I am an Associate Professor in Art History and a Queen’s National Scholar, with a cross appointment to the Agnes Etherington Art Centre, as Curator, Indigenous Art. In 2017, I was awarded the Pierre Elliot Trudeau Foundation Fellowship for my work linking museum, art collections, and Inuit communities. I received my PhD from the University of Rochester’s Program in Visual and Cultural Studies and my MA from York University, Toronto. I was the Curator of Contemporary Inuit Art at the Canadian Museum of History (formerly Canadian Museum of Civilization) from 2005 to 2014.  I am a past board member of the Native American Art Studies Association (NAASA), have served on the editorial board of the Inuit Art Quarterly, and am a Fellow of the Royal Canadian Geographic Society.

My research and teaching are in the area of historic and contemporary Indigenous arts of North America as well as in curatorial/museum studies. I am particularly interested in Indigenous arts in “contact zones”;  community revitalization through arts and culture; art, politics, and the colonial encounter; and the ancient movements of visual culture through the dynamics of trade, travel and migration. My upper-year and graduate seminars have explored Indigenous modernism(s), Indigenous printmaking in a global context, Decolonizing the Museum, and I frequently teach introductory surveys of Indigenous arts of North America as well as specialized topics on North American Indigenous arts, particularly on arts of the Arctic.

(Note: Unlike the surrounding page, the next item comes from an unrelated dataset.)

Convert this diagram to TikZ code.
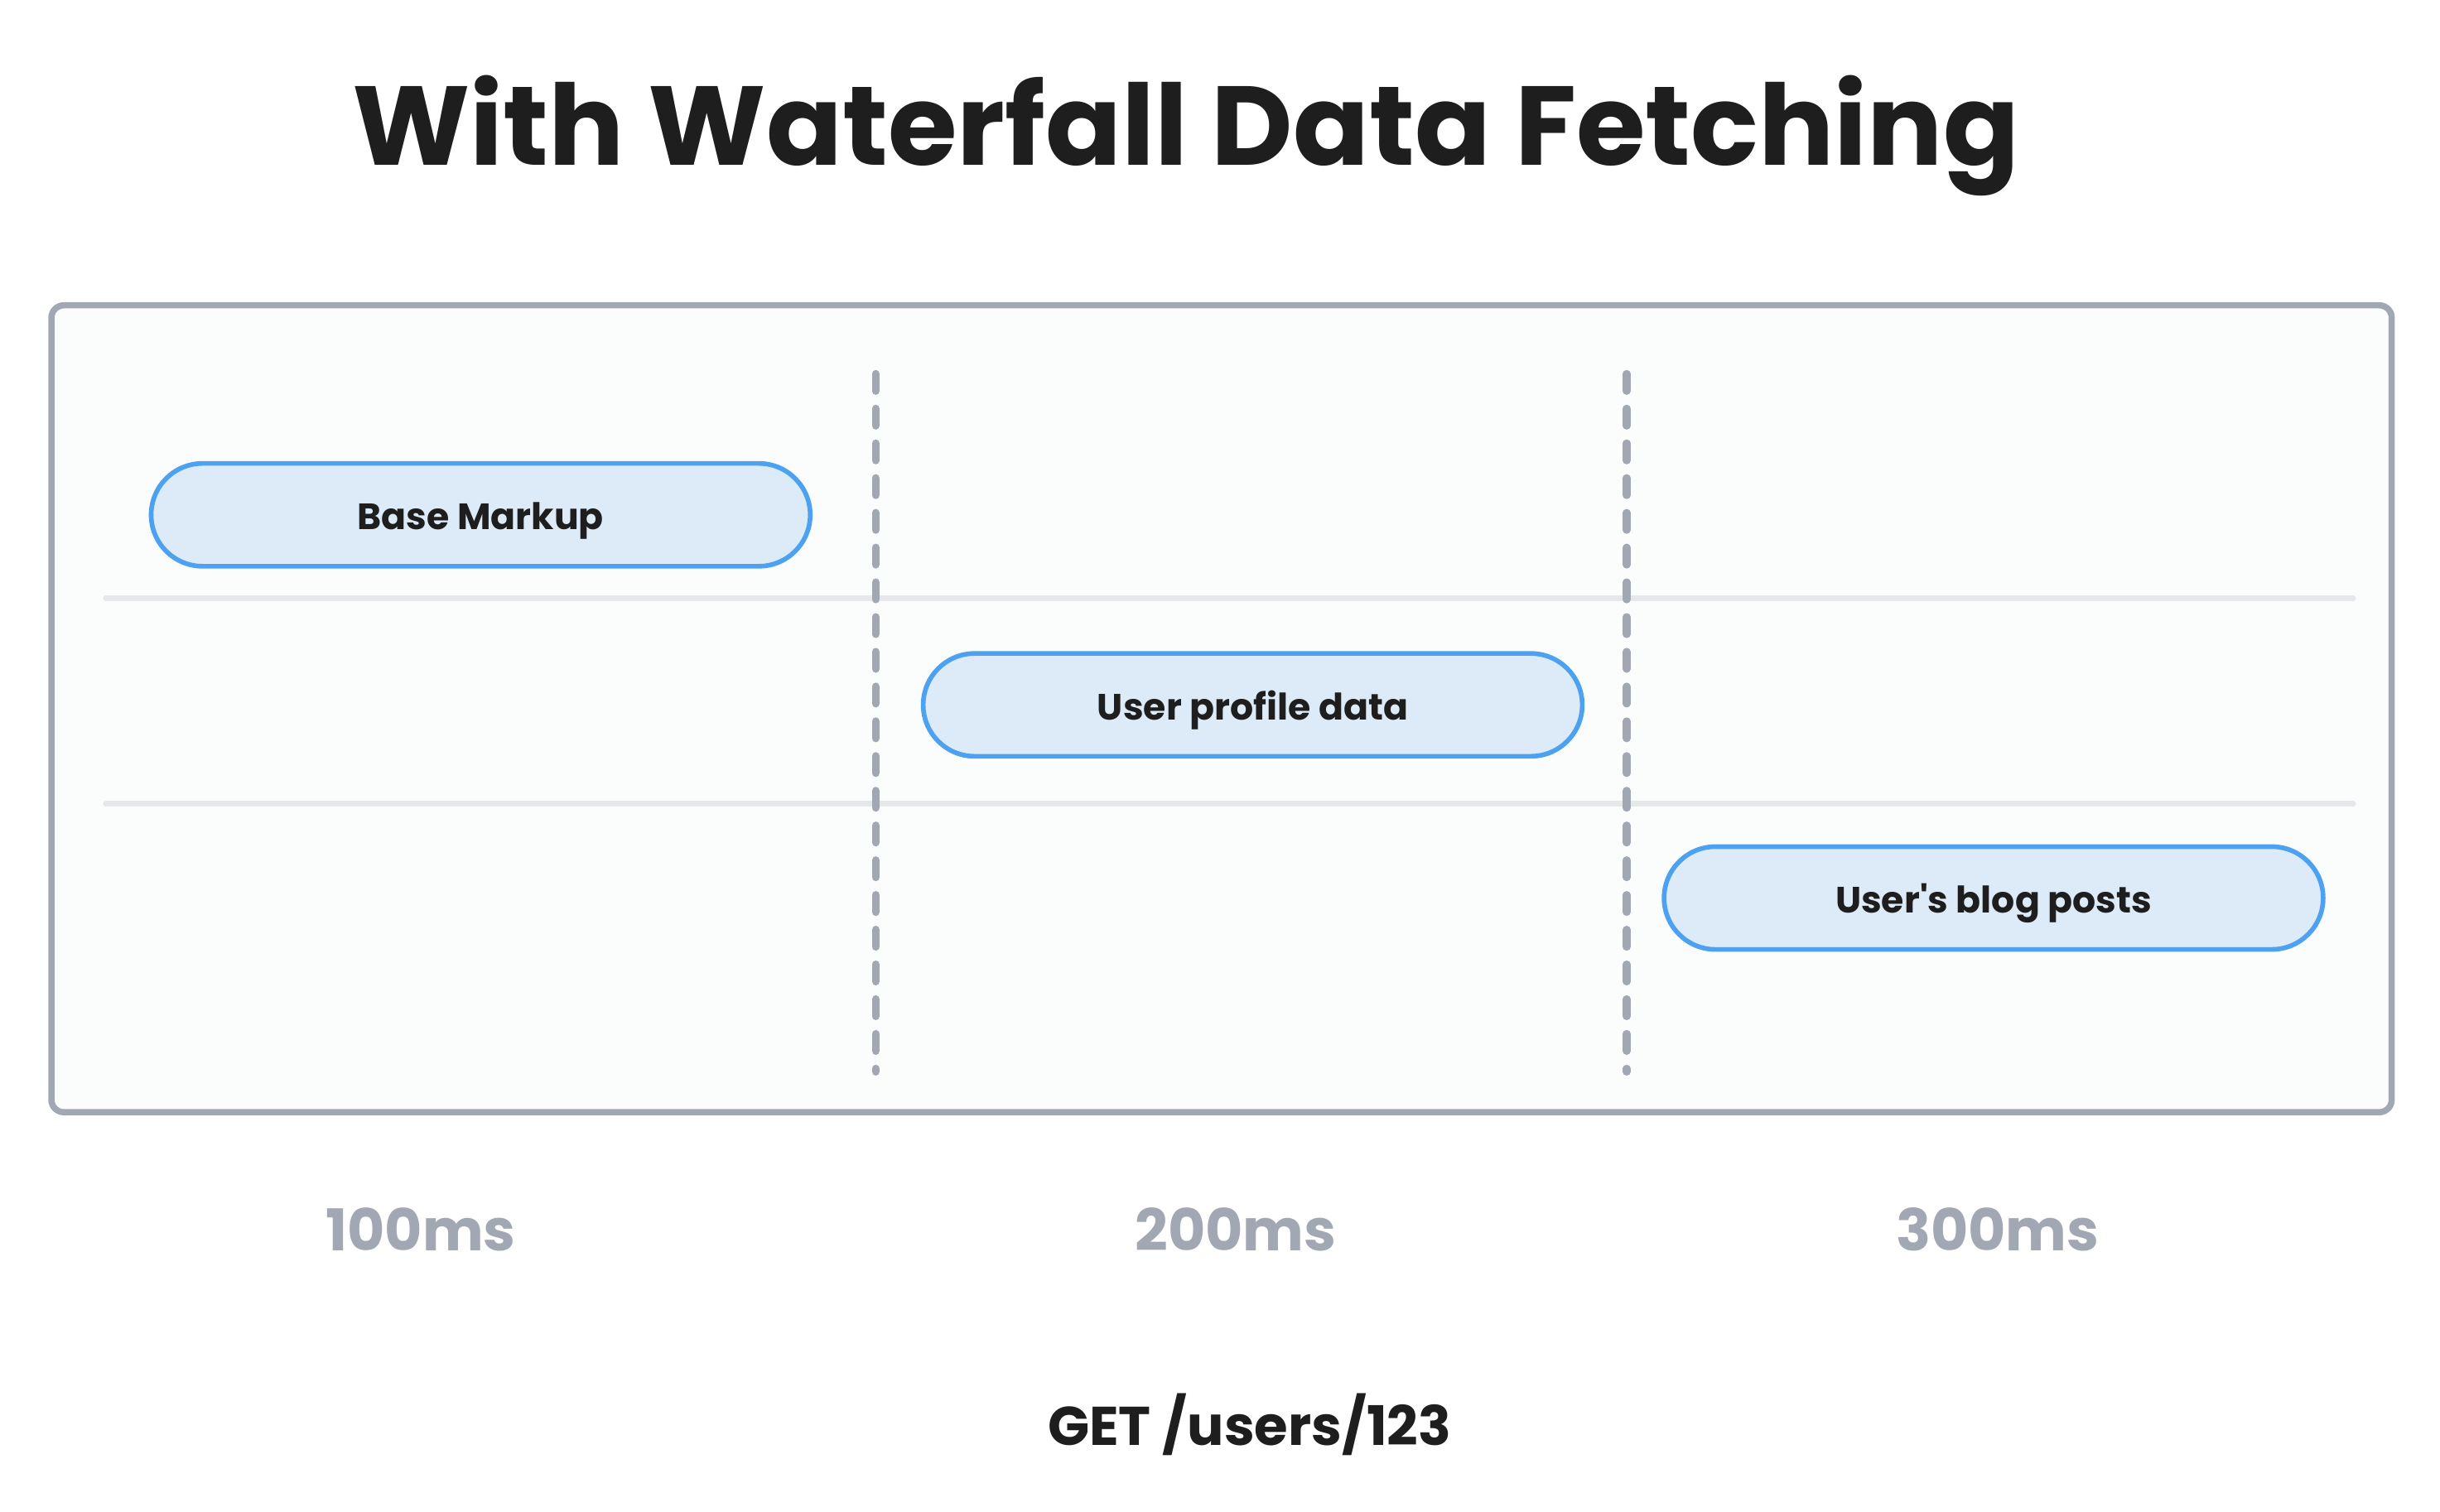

Currently, I have several research initiatives on the go. I am working in the North Baffin Island region on a long-term research and exhibition project that focuses on modernity and documentary graphic arts. In addition to a traveling exhibition — Picturing Arctic Modernity: North Baffin Drawings from 1964 — one of the key outputs of this work is to use digital, networked technology to link communities with their cultural heritage in southern museums. I’m also a research partner in a comparative project that explores Indigenous modernisms from around the globe, Multiple Modernisms: Twentieth Century Artistic Modernisms in Global Perspective. A series of volumes are now forthcoming from this working group.